Ein Podracer-Cockpit von Kun Chang.

Manchmal erschwerte die Entfernung zwischen den beiden Künstlerischen Abteilungen auch die Kommunikation. „Ich habe zwei Wochen lang Handfeuerwaffen für die Gunganer entworfen, nur um dann zu erfahren, dass sie keine solchen Waffen benutzen“, erinnert sich Kun.

Mit neuer Ausrichtung begann Kun mit der Entwicklung der exotischeren Gunganer-Waffen – der Speerschleudern und Blasrohre, mit denen Kugeln aus Plasmaenergie geschleudert werden. Zu Beginn der Entwurfsphase benutzten die Gunganer diese Waffen noch, um die Energiekugeln zu erzeugen, ähnlich wie ein Glasbläser.

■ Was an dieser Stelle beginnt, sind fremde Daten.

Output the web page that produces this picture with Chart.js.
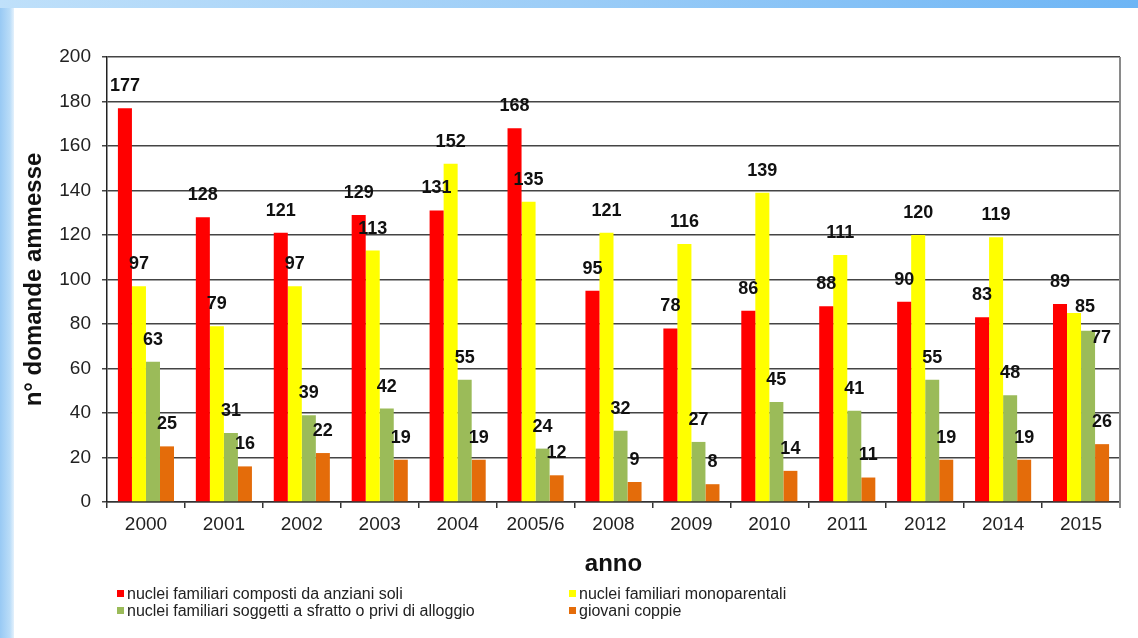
<!DOCTYPE html>
<html>
<head>
<meta charset="utf-8">
<script src="https://cdn.jsdelivr.net/npm/chart.js@4"></script>
<style>
	html, body { margin:0; padding:0; background:#fff; }
	#frame { position:relative; width:1138px; height:638px; overflow:hidden; background:#fff; }
	#topbar { position:absolute; left:0; top:0; width:1138px; height:8px;
		background:linear-gradient(to right, #bfe0fa, #9ccdf7 50%, #6db5f5); }
	#leftbar { position:absolute; left:0; top:8px; width:14px; height:630px;
		background:linear-gradient(to right, #98c9f4, #b9dcf8 70%, #e4f1fc); }
	#wrap { position:absolute; left:0; top:0; width:1138px; height:638px; }
	#legend { position:absolute; left:0; top:585px; font-family:'Liberation Sans', Arial, sans-serif;
		font-size:16px; color:#222; }
	.item { position:absolute; white-space:nowrap; line-height:17px; }
	.item i { display:inline-block; width:7px; height:7px; margin-right:3px; vertical-align:2px; }
</style>
</head>
<body>
<div id="frame">
	<div id="topbar"></div>
	<div id="leftbar"></div>
	<div id="wrap"><canvas id="chart" width="1138" height="638"></canvas></div>
	<div id="legend"></div>
</div>
<script>
const anni = ['2000','2001','2002','2003','2004','2005/6','2008','2009','2010','2011','2012','2014','2015'];
const anzianiSoli = [177,128,121,129,131,168,95,78,86,88,90,83,89];
const monoparentali = [97,79,97,113,152,135,121,116,139,111,120,119,85];
const sfratto = [63,31,39,42,55,24,32,27,45,41,55,48,77];
const giovaniCoppie = [25,16,22,19,19,12,9,8,14,11,19,19,26];
const yTicks = [0,20,40,60,80,100,120,140,160,180,200];

const FONT = "'Liberation Sans', Arial, sans-serif";

const series = [
	{ label:'nuclei familiari composti da anziani soli', data:anzianiSoli, color:'#ff0000' },
	{ label:'nuclei familiari monoparentali', data:monoparentali, color:'#ffff00' },
	{ label:'nuclei familiari soggetti a sfratto o privi di alloggio', data:sfratto, color:'#9bbb59' },
	{ label:'giovani coppie', data:giovaniCoppie, color:'#e46c0a' }
];

// a couple of labels in 2015 are pushed aside in the original
const labelNudge = { '1_12':[11,16], '2_12':[13,29] };

// numbers over the bars
const barLabels = {
	id:'barLabels',
	afterDatasetsDraw(chart) {
		const ctx = chart.ctx;
		ctx.save();
		ctx.font = 'bold 18px ' + FONT;
		ctx.fillStyle = '#111';
		ctx.textAlign = 'center';
		ctx.textBaseline = 'middle';
		chart.data.datasets.forEach((ds, i) => {
			chart.getDatasetMeta(i).data.forEach((bar, j) => {
				const n = labelNudge[i + '_' + j] || [0, 0];
				ctx.fillText(String(ds.data[j]), bar.x + n[0], bar.y - 22 + n[1]);
			});
		});
		ctx.restore();
	}
};

const rightBorder = {
	id:'rightBorder',
	afterDraw(chart) {
		const a = chart.chartArea, ctx = chart.ctx;
		ctx.save();
		ctx.strokeStyle = '#8a8a8a';
		ctx.lineWidth = 2;
		ctx.beginPath();
		ctx.moveTo(a.right, a.top);
		ctx.lineTo(a.right, a.bottom + 6);
		ctx.stroke();
		ctx.restore();
	}
};

new Chart(document.getElementById('chart'), {
	type:'bar',
	data: {
		labels: anni,
		datasets: series.map(s => ({
			label: s.label,
			data: s.data,
			backgroundColor: s.color,
			borderWidth: 0,
			barPercentage: 1,
			categoryPercentage: 0.72
		}))
	},
	options: {
		responsive:false,
		animation:false,
		layout: { padding: { left:0, right:18, top:57, bottom:56 } },
		plugins: { legend:{ display:false }, tooltip:{ enabled:false } },
		scales: {
			x: {
				grid: { offset:true, drawOnChartArea:false, color:'#333', lineWidth:1.5, tickLength:6 },
				border: { color:'#333', width:1.5 },
				ticks: { color:'#222', font:{ family:FONT, size:19 }, padding:5, maxRotation:0, autoSkip:false },
				title: { display:true, text:'anno', color:'#111', font:{ family:FONT, size:24, weight:'bold' }, padding:{ top:0, bottom:3 } },
				afterFit(scale) { scale.height = 80; }
			},
			y: {
				min:0, max:200,
				afterBuildTicks(scale) { scale.ticks = yTicks.map(v => ({ value:v })); },
				grid: { color:'#444', lineWidth:1.5, tickLength:5 },
				border: { color:'#222', width:1.5 },
				ticks: { color:'#222', font:{ family:FONT, size:19 }, padding:11 },
				title: { display:true, text:'n° domande ammesse', color:'#111', font:{ family:FONT, size:24, weight:'bold' }, padding:{ top:20, bottom:0 } },
				afterFit(scale) { scale.width = 107; }
			}
		}
	},
	plugins: [barLabels, rightBorder]
});

// legend in two columns
const legend = document.getElementById('legend');
const spots = [[117,0],[569,0],[117,17],[569,17]];
series.forEach((s, i) => {
	const d = document.createElement('div');
	d.className = 'item';
	d.style.left = spots[i][0] + 'px';
	d.style.top = spots[i][1] + 'px';
	d.innerHTML = '<i style="background:' + s.color + '"></i>' + s.label;
	legend.appendChild(d);
});
</script>
</body>
</html>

Als die Entscheidung fiel, das Innere des königlichen Raumschiffs in England zu fertigen, war Kun Teil des Designteams, das sich dieser besonderen Herausforderung annahm. „Ich wurde mit der Erstellung all der ersten Modelle und der Ausarbeitung der Innenraumgestaltung beauftragt. Ich habe viel Zeit mit der Erstellung von Modellen und Zeichnungen verbracht.“

„Die Künstlerische Abteilung in Amerika entwarf das Äußere des Schiffs der Königin, und wir entwarfen das Innere, mit Ausnahme des Cockpits. Gavin gab mir alle Schiffsmodelle, mit denen ich arbeiten konnte. Es war wirklich schwierig, weil ich nur eine leere Form hatte und wusste, dass George Lucas eine wirklich grobe Zeichnung angefertigt hatte, in der er eine Art kleinen Kreis gezeichnet hatte, und dort sollte Padmé hin. Dann hatte er eine Vorstellung, wo die Zofen sein sollten, und so weiter“, beschreibt Kun den Prozess.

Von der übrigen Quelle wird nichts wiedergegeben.